- **Set task**: Reproduce the listing exactly, with no pictures in your copy.
#### Dataset section
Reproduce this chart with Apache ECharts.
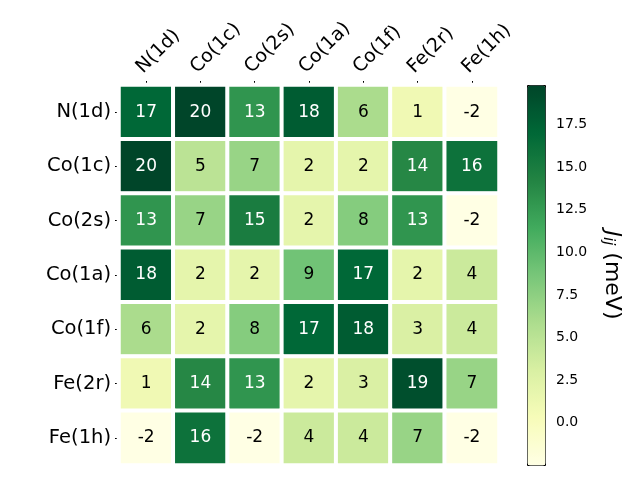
<!DOCTYPE html>
<html><head><meta charset="utf-8">
<script src="https://cdn.jsdelivr.net/npm/echarts@6/dist/echarts.min.js"></script>
<style>html,body{margin:0;padding:0;background:#fff}#c{width:640px;height:480px}</style>
</head><body><div id="c"></div>
<script>
const labels = ['N(1d)','Co(1c)','Co(2s)','Co(1a)','Co(1f)','Fe(2r)','Fe(1h)'];
const row_N1d  = [17, 19.8, 13, 18, 6, 1, -2.4];
const row_Co1c = [19.8, 5, 7, 2, 2, 14, 16];
const row_Co2s = [13, 7, 15, 2, 8, 13, -2.4];
const row_Co1a = [18, 2, 2, 9, 17, 2, 4];
const row_Co1f = [6, 2, 8, 17, 18, 3, 4];
const row_Fe2r = [1, 14, 13, 2, 3, 19, 7];
const row_Fe1h = [-2.4, 16, -2.4, 4, 4, 7, -2.4];
const rows = [row_N1d,row_Co1c,row_Co2s,row_Co1a,row_Co1f,row_Fe2r,row_Fe1h];
const cbTicks = [0,2.5,5,7.5,10,12.5,15,17.5];
const vmin = -2.48, vmax = 19.82;
const YlGn = ['#ffffe5','#f7fcb9','#d9f0a3','#addd8e','#78c679','#41ab5d','#238443','#006837','#004529'];

const data = [];
rows.forEach((r, yi) => r.forEach((v, xi) => {
  data.push({value:[xi, yi, v], label:{color: v > 11 ? '#ffffff' : '#000000'}});
}));
const font = 'DejaVu Sans';
const chart = echarts.init(document.getElementById('c'));
chart.setOption({
  animation:false,
  backgroundColor:'#fff',
  grid:[
    {left:119, top:85, width:380, height:380},
    {left:527, top:85, width:18, height:380}
  ],
  xAxis:[
    {gridIndex:0, type:'category', data:labels, position:'top',
     axisLine:{show:false}, splitLine:{show:false},
     axisTick:{show:true, alignWithLabel:true, length:4, lineStyle:{color:'#000'}},
     axisLabel:{rotate:-45, fontFamily:font, fontSize:19, color:'#000', margin:8, verticalAlign:'bottom'}},
    {gridIndex:1, type:'value', show:false, min:0, max:1}
  ],
  yAxis:[
    {gridIndex:0, type:'category', data:labels, inverse:true,
     axisLine:{show:false}, splitLine:{show:false},
     axisTick:{show:true, alignWithLabel:true, length:4, lineStyle:{color:'#000'}},
     axisLabel:{fontFamily:font, fontSize:19.5, color:'#000', margin:8}},
    {gridIndex:1, type:'value', position:'right', min:vmin, max:vmax,
     splitLine:{show:false},
     axisLine:{show:false},
     axisTick:{show:true, customValues:cbTicks, length:5, lineStyle:{color:'#000'}},
     axisLabel:{customValues:cbTicks, formatter:v=>v.toFixed(1), fontFamily:font, fontSize:14, color:'#000', margin:11},
     name:'{j|J}{s|ij} (meV)', nameLocation:'middle', nameRotate:-90, nameGap:55,
     nameTextStyle:{fontFamily:font, fontSize:22, color:'#000',
       rich:{j:{fontFamily:font, fontSize:22, fontStyle:'italic', color:'#000'},
             s:{fontFamily:font, fontSize:15, fontStyle:'italic', color:'#000', verticalAlign:'bottom', padding:[9,0,0,0]}}}}
  ],
  visualMap:{type:'continuous', min:vmin, max:vmax, calculable:false,
    itemWidth:18, itemHeight:380, left:527, top:85, padding:0,
    borderColor:'#000', borderWidth:1, text:null, showLabel:false,
    inRange:{color:YlGn}, seriesIndex:0},
  series:[{
    type:'heatmap', xAxisIndex:0, yAxisIndex:0, data:data,
    itemStyle:{borderColor:'#fff', borderWidth:4},
    label:{show:true, formatter:p=>String(Math.round(p.value[2])), fontFamily:font, fontSize:17}
  }]
});
</script></body></html>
########
- **The output**:
Reproduce this chart with Apache ECharts.
<!DOCTYPE html>
<html><head><meta charset="utf-8">
<script src="https://cdn.jsdelivr.net/npm/echarts@6/dist/echarts.min.js"></script>
<style>html,body{margin:0;padding:0;background:#fff}#c{width:640px;height:480px}</style>
</head><body><div id="c"></div>
<script>
const labels = ['N(1d)','Co(1c)','Co(2s)','Co(1a)','Co(1f)','Fe(2r)','Fe(1h)'];
const row_N1d  = [17, 19.8, 13, 18, 6, 1, -2.4];
const row_Co1c = [19.8, 5, 7, 2, 2, 14, 16];
const row_Co2s = [13, 7, 15, 2, 8, 13, -2.4];
const row_Co1a = [18, 2, 2, 9, 17, 2, 4];
const row_Co1f = [6, 2, 8, 17, 18, 3, 4];
const row_Fe2r = [1, 14, 13, 2, 3, 19, 7];
const row_Fe1h = [-2.4, 16, -2.4, 4, 4, 7, -2.4];
const rows = [row_N1d,row_Co1c,row_Co2s,row_Co1a,row_Co1f,row_Fe2r,row_Fe1h];
const cbTicks = [0,2.5,5,7.5,10,12.5,15,17.5];
const vmin = -2.48, vmax = 19.82;
const YlGn = ['#ffffe5','#f7fcb9','#d9f0a3','#addd8e','#78c679','#41ab5d','#238443','#006837','#004529'];

const data = [];
rows.forEach((r, yi) => r.forEach((v, xi) => {
  data.push({value:[xi, yi, v], label:{color: v > 11 ? '#ffffff' : '#000000'}});
}));
const font = 'DejaVu Sans';
const chart = echarts.init(document.getElementById('c'));
chart.setOption({
  animation:false,
  backgroundColor:'#fff',
  grid:[
    {left:119, top:85, width:380, height:380},
    {left:527, top:85, width:18, height:380}
  ],
  xAxis:[
    {gridIndex:0, type:'category', data:labels, position:'top',
     axisLine:{show:false}, splitLine:{show:false},
     axisTick:{show:true, alignWithLabel:true, length:4, lineStyle:{color:'#000'}},
     axisLabel:{rotate:-45, fontFamily:font, fontSize:19, color:'#000', margin:8, verticalAlign:'bottom'}},
    {gridIndex:1, type:'value', show:false, min:0, max:1}
  ],
  yAxis:[
    {gridIndex:0, type:'category', data:labels, inverse:true,
     axisLine:{show:false}, splitLine:{show:false},
     axisTick:{show:true, alignWithLabel:true, length:4, lineStyle:{color:'#000'}},
     axisLabel:{fontFamily:font, fontSize:19.5, color:'#000', margin:8}},
    {gridIndex:1, type:'value', position:'right', min:vmin, max:vmax,
     splitLine:{show:false},
     axisLine:{show:false},
     axisTick:{show:true, customValues:cbTicks, length:5, lineStyle:{color:'#000'}},
     axisLabel:{customValues:cbTicks, formatter:v=>v.toFixed(1), fontFamily:font, fontSize:14, color:'#000', margin:11},
     name:'{j|J}{s|ij} (meV)', nameLocation:'middle', nameRotate:-90, nameGap:55,
     nameTextStyle:{fontFamily:font, fontSize:22, color:'#000',
       rich:{j:{fontFamily:font, fontSize:22, fontStyle:'italic', color:'#000'},
             s:{fontFamily:font, fontSize:15, fontStyle:'italic', color:'#000', verticalAlign:'bottom', padding:[9,0,0,0]}}}}
  ],
  visualMap:{type:'continuous', min:vmin, max:vmax, calculable:false,
    itemWidth:18, itemHeight:380, left:527, top:85, padding:0,
    borderColor:'#000', borderWidth:1, text:null, showLabel:false,
    inRange:{color:YlGn}, seriesIndex:0},
  series:[{
    type:'heatmap', xAxisIndex:0, yAxisIndex:0, data:data,
    itemStyle:{borderColor:'#fff', borderWidth:4},
    label:{show:true, formatter:p=>String(Math.round(p.value[2])), fontFamily:font, fontSize:17}
  }]
});
</script></body></html>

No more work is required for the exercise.